■ WRITTEN INSTRUCTION
Write out the listing below exactly, and omit any images you find in it.

[Figure scripts]
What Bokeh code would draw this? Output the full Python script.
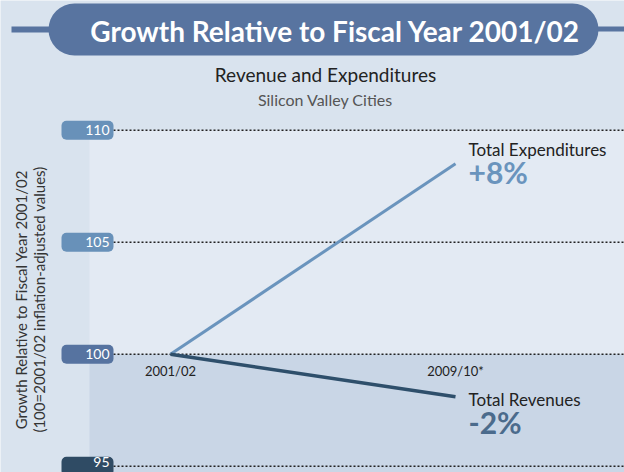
import math
from bokeh.plotting import figure
from bokeh.models import Range1d, BoxAnnotation
from bokeh.core.properties import value
from bokeh.embed import file_html
from bokeh.resources import INLINE

# ---------------- data ----------------
periods = ["2001/02", "2009/10*"]
period_x = [2001, 2009]
expenditures = [100, 108.5]
revenues = [100, 98.1]
y_ticks = [95, 100, 105, 110]
y_tick_labels = ["95", "100", "105", "110"]
badge_colors = ["#2f4b64", "#5673a0", "#6891b9", "#6891b9"]
series_names = ["Total Expenditures", "Total Revenues"]
series_changes = ["+8%", "-2%"]
title = "Growth Relative to Fiscal Year 2001/02"
subtitle = "Revenue and Expenditures"
subsubtitle = "Silicon Valley Cities"
ytitle1 = "Growth Relative to Fiscal Year 2001/02"
ytitle2 = "(100=2001/02 inflation-adjusted values)"

# ---------------- layout helpers (page pixel -> data) ----------------
OFF = 0
W, H = 624, 472
X_REF_PX, PX_PER_YR = 170.0, 35.625
Y_REF_PX, PX_PER_UNIT = 353.7, 22.4


def px2x(px):
    return period_x[0] + (px - X_REF_PX) / PX_PER_YR


def px2y(py):
    return 100 + (Y_REF_PX - py) / PX_PER_UNIT


FONT = value("Lato")
BG = "#d9e3ee"

p = figure(width=W, height=H,
           x_range=Range1d(px2x(OFF), px2x(OFF + W)),
           y_range=Range1d(px2y(OFF + H), px2y(OFF)),
           output_backend="svg", toolbar_location=None,
           x_axis_location=None, y_axis_location=None,
           min_border=0, background_fill_color=BG, border_fill_color=BG,
           outline_line_color=None)
p.grid.visible = False

# plot area backgrounds
p.add_layout(BoxAnnotation(left=px2x(89), right=px2x(700), top=y_ticks[3], bottom=y_ticks[1],
                           fill_color="#e3eaf3", fill_alpha=1, line_color=None, level="underlay"))
p.add_layout(BoxAnnotation(left=px2x(89), right=px2x(700), top=y_ticks[1], bottom=px2y(520),
                           fill_color="#c9d6e6", fill_alpha=1, line_color=None, level="underlay"))

# title banner
PILL = "#5874a0"
p.add_layout(BoxAnnotation(left=px2x(11), right=px2x(60), top=px2y(26), bottom=px2y(32),
                           fill_color=PILL, fill_alpha=1, line_color=None, level="underlay"))
p.add_layout(BoxAnnotation(left=px2x(580), right=px2x(640), top=px2y(26), bottom=px2y(31),
                           fill_color=PILL, fill_alpha=1, line_color=None, level="underlay"))
p.add_layout(BoxAnnotation(left=px2x(48), right=px2x(598), top=px2y(3), bottom=px2y(55),
                           fill_color=PILL, fill_alpha=1, line_color=None, level="underlay",
                           border_radius=26))

p.text(x=[px2x(335)], y=[px2y(30)], text=[title], text_font=FONT, text_font_style="bold",
       text_font_size="28px", text_color="white", text_align="center", text_baseline="middle")
p.text(x=[px2x(325)], y=[px2y(74)], text=[subtitle], text_font=FONT,
       text_font_size="19px", text_color="#222222", text_align="center", text_baseline="middle")
p.text(x=[px2x(325)], y=[px2y(99)], text=[subsubtitle], text_font=FONT,
       text_font_size="16px", text_color="#555555", text_align="center", text_baseline="middle")

# y-axis titles
p.text(x=[px2x(20)], y=[px2y(299)], text=[ytitle1], angle=math.pi / 2, text_font=FONT,
       text_font_size="15px", text_color="#333333", text_align="center", text_baseline="middle")
p.text(x=[px2x(38)], y=[px2y(299)], text=[ytitle2], angle=math.pi / 2, text_font=FONT,
       text_font_size="15px", text_color="#333333", text_align="center", text_baseline="middle")

# gridlines
p.segment(x0=[px2x(113)] * len(y_ticks), x1=[px2x(640)] * len(y_ticks), y0=y_ticks, y1=y_ticks,
          line_color="#222222", line_width=1.5, line_dash="2 2")

# tick badges
p.rect(x=[px2x(87)] * len(y_ticks), y=y_ticks, width=52, height=19,
       width_units="screen", height_units="screen",
       fill_color=badge_colors, line_color=None, border_radius=5)
# bottom label nudged up slightly so it stays inside the page
p.text(x=[px2x(109)], y=y_ticks[:1], text=y_tick_labels[:1], text_font=FONT, y_offset=-4,
       text_font_size="14px", text_color="white", text_align="right", text_baseline="middle")
p.text(x=[px2x(109)] * (len(y_ticks) - 1), y=y_ticks[1:], text=y_tick_labels[1:], text_font=FONT,
       text_font_size="14px", text_color="white", text_align="right", text_baseline="middle")

# series lines
EXP_C = "#6a94bd"
REV_C = "#2e4f6b"
p.line(period_x, expenditures, line_width=3, line_color=EXP_C)
p.line(period_x, revenues, line_width=3.5, line_color=REV_C)

# x labels
p.text(x=period_x, y=[px2y(370)] * 2, text=periods, text_font=FONT,
       text_font_size="13px", text_color="#222222", text_align="center", text_baseline="middle")

# series labels
lx = px2x(468)
p.text(x=[lx, lx], y=[px2y(149), px2y(399)], text=series_names, text_font=FONT,
       text_font_size="17px", text_color="#222222", text_align="left", text_baseline="middle")
p.text(x=[lx, lx], y=[px2y(171), px2y(421)], text=series_changes, text_font=FONT,
       text_font_style="bold", text_font_size="30px", text_color=[EXP_C, "#4b6b8c"],
       text_align="left", text_baseline="middle")

open("out.html", "w").write(file_html(p, INLINE))
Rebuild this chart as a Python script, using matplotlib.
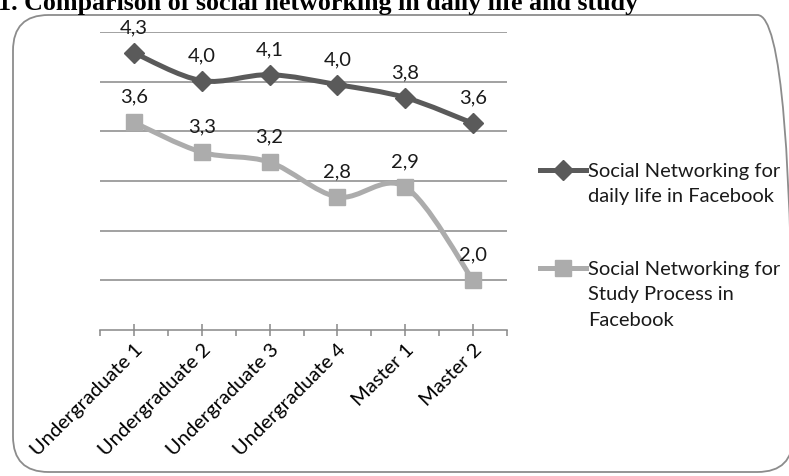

■ WRITTEN REPLY
What Bokeh code would draw this? Output the full Python script.
import math
from bokeh.plotting import figure
from bokeh.models import Range1d, BoxAnnotation
from bokeh.core.properties import value
from bokeh.embed import file_html
from bokeh.resources import INLINE

# ---------------- data ----------------
periods = ["2001/02", "2009/10*"]
period_x = [2001, 2009]
expenditures = [100, 108.5]
revenues = [100, 98.1]
y_ticks = [95, 100, 105, 110]
y_tick_labels = ["95", "100", "105", "110"]
badge_colors = ["#2f4b64", "#5673a0", "#6891b9", "#6891b9"]
series_names = ["Total Expenditures", "Total Revenues"]
series_changes = ["+8%", "-2%"]
title = "Growth Relative to Fiscal Year 2001/02"
subtitle = "Revenue and Expenditures"
subsubtitle = "Silicon Valley Cities"
ytitle1 = "Growth Relative to Fiscal Year 2001/02"
ytitle2 = "(100=2001/02 inflation-adjusted values)"

# ---------------- layout helpers (page pixel -> data) ----------------
OFF = 0
W, H = 624, 472
X_REF_PX, PX_PER_YR = 170.0, 35.625
Y_REF_PX, PX_PER_UNIT = 353.7, 22.4


def px2x(px):
    return period_x[0] + (px - X_REF_PX) / PX_PER_YR


def px2y(py):
    return 100 + (Y_REF_PX - py) / PX_PER_UNIT


FONT = value("Lato")
BG = "#d9e3ee"

p = figure(width=W, height=H,
           x_range=Range1d(px2x(OFF), px2x(OFF + W)),
           y_range=Range1d(px2y(OFF + H), px2y(OFF)),
           output_backend="svg", toolbar_location=None,
           x_axis_location=None, y_axis_location=None,
           min_border=0, background_fill_color=BG, border_fill_color=BG,
           outline_line_color=None)
p.grid.visible = False

# plot area backgrounds
p.add_layout(BoxAnnotation(left=px2x(89), right=px2x(700), top=y_ticks[3], bottom=y_ticks[1],
                           fill_color="#e3eaf3", fill_alpha=1, line_color=None, level="underlay"))
p.add_layout(BoxAnnotation(left=px2x(89), right=px2x(700), top=y_ticks[1], bottom=px2y(520),
                           fill_color="#c9d6e6", fill_alpha=1, line_color=None, level="underlay"))

# title banner
PILL = "#5874a0"
p.add_layout(BoxAnnotation(left=px2x(11), right=px2x(60), top=px2y(26), bottom=px2y(32),
                           fill_color=PILL, fill_alpha=1, line_color=None, level="underlay"))
p.add_layout(BoxAnnotation(left=px2x(580), right=px2x(640), top=px2y(26), bottom=px2y(31),
                           fill_color=PILL, fill_alpha=1, line_color=None, level="underlay"))
p.add_layout(BoxAnnotation(left=px2x(48), right=px2x(598), top=px2y(3), bottom=px2y(55),
                           fill_color=PILL, fill_alpha=1, line_color=None, level="underlay",
                           border_radius=26))

p.text(x=[px2x(335)], y=[px2y(30)], text=[title], text_font=FONT, text_font_style="bold",
       text_font_size="28px", text_color="white", text_align="center", text_baseline="middle")
p.text(x=[px2x(325)], y=[px2y(74)], text=[subtitle], text_font=FONT,
       text_font_size="19px", text_color="#222222", text_align="center", text_baseline="middle")
p.text(x=[px2x(325)], y=[px2y(99)], text=[subsubtitle], text_font=FONT,
       text_font_size="16px", text_color="#555555", text_align="center", text_baseline="middle")

# y-axis titles
p.text(x=[px2x(20)], y=[px2y(299)], text=[ytitle1], angle=math.pi / 2, text_font=FONT,
       text_font_size="15px", text_color="#333333", text_align="center", text_baseline="middle")
p.text(x=[px2x(38)], y=[px2y(299)], text=[ytitle2], angle=math.pi / 2, text_font=FONT,
       text_font_size="15px", text_color="#333333", text_align="center", text_baseline="middle")

# gridlines
p.segment(x0=[px2x(113)] * len(y_ticks), x1=[px2x(640)] * len(y_ticks), y0=y_ticks, y1=y_ticks,
          line_color="#222222", line_width=1.5, line_dash="2 2")

# tick badges
p.rect(x=[px2x(87)] * len(y_ticks), y=y_ticks, width=52, height=19,
       width_units="screen", height_units="screen",
       fill_color=badge_colors, line_color=None, border_radius=5)
# bottom label nudged up slightly so it stays inside the page
p.text(x=[px2x(109)], y=y_ticks[:1], text=y_tick_labels[:1], text_font=FONT, y_offset=-4,
       text_font_size="14px", text_color="white", text_align="right", text_baseline="middle")
p.text(x=[px2x(109)] * (len(y_ticks) - 1), y=y_ticks[1:], text=y_tick_labels[1:], text_font=FONT,
       text_font_size="14px", text_color="white", text_align="right", text_baseline="middle")

# series lines
EXP_C = "#6a94bd"
REV_C = "#2e4f6b"
p.line(period_x, expenditures, line_width=3, line_color=EXP_C)
p.line(period_x, revenues, line_width=3.5, line_color=REV_C)

# x labels
p.text(x=period_x, y=[px2y(370)] * 2, text=periods, text_font=FONT,
       text_font_size="13px", text_color="#222222", text_align="center", text_baseline="middle")

# series labels
lx = px2x(468)
p.text(x=[lx, lx], y=[px2y(149), px2y(399)], text=series_names, text_font=FONT,
       text_font_size="17px", text_color="#222222", text_align="left", text_baseline="middle")
p.text(x=[lx, lx], y=[px2y(171), px2y(421)], text=series_changes, text_font=FONT,
       text_font_style="bold", text_font_size="30px", text_color=[EXP_C, "#4b6b8c"],
       text_align="left", text_baseline="middle")

open("out.html", "w").write(file_html(p, INLINE))
Rebuild this chart as a Python script, using matplotlib.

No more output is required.